▶ _WHAT YOU ARE ASKED TO DO_:
Begin with the first line of the material and copy each line word for word through the line that contains "from matplotlib.transforms import"; the pictures are left out.

━━ INFORMATION PROVIDED

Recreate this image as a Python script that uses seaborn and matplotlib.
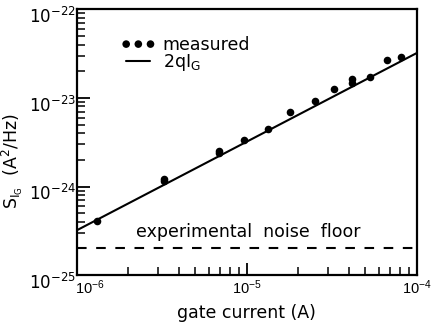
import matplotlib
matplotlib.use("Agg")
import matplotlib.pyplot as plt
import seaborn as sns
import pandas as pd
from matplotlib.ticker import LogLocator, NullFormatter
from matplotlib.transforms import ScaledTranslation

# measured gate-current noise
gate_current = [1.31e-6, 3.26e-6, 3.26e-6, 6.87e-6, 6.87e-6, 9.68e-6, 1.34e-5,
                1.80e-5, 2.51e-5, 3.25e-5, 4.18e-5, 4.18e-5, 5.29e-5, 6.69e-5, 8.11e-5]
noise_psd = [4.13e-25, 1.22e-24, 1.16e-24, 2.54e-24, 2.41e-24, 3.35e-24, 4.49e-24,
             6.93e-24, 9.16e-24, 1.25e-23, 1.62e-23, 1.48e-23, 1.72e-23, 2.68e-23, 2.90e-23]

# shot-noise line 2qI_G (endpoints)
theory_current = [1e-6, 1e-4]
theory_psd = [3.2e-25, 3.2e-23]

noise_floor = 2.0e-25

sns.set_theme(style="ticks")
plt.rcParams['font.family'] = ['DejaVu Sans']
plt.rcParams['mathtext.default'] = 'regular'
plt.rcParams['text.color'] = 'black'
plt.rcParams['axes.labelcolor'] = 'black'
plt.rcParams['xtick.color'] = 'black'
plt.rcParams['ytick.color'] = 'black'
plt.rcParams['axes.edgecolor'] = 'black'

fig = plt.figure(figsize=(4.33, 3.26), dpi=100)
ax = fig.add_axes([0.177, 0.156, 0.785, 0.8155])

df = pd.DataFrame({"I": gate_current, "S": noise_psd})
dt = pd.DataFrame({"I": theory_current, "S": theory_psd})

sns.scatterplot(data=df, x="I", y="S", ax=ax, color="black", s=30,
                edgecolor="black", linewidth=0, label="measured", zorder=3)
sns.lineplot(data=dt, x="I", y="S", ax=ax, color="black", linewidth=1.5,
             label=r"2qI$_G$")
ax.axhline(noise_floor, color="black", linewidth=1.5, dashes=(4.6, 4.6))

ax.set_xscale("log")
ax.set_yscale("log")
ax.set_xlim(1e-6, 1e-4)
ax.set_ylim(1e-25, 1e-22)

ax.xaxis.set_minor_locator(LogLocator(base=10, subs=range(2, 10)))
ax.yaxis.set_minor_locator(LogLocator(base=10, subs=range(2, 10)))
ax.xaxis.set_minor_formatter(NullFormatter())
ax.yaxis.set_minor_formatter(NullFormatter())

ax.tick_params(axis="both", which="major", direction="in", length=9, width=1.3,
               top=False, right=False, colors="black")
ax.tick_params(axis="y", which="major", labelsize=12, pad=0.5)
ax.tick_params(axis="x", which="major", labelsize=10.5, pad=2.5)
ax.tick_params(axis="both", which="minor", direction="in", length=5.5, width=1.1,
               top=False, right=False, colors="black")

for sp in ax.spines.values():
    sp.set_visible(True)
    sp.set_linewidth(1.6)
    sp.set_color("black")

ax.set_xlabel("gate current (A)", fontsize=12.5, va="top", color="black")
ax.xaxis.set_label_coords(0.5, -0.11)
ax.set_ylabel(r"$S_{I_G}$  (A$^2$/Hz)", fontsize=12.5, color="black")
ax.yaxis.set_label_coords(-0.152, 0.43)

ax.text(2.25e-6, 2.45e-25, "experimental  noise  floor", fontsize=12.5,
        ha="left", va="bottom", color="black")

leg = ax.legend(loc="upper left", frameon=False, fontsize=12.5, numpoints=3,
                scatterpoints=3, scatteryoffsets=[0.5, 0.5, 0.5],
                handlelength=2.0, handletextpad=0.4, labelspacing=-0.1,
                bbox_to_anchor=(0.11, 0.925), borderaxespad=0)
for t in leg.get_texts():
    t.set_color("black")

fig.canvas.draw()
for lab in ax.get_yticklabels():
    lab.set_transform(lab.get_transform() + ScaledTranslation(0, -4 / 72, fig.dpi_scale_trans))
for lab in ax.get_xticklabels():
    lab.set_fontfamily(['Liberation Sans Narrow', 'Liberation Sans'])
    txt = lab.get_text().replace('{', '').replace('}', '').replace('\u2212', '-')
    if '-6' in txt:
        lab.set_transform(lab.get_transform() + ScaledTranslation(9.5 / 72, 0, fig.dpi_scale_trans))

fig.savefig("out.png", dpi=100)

━━━━

▶ _RESULT BELOW_:
Recreate this image as a Python script that uses seaborn and matplotlib.
import matplotlib
matplotlib.use("Agg")
import matplotlib.pyplot as plt
import seaborn as sns
import pandas as pd
from matplotlib.ticker import LogLocator, NullFormatter
from matplotlib.transforms import ScaledTranslation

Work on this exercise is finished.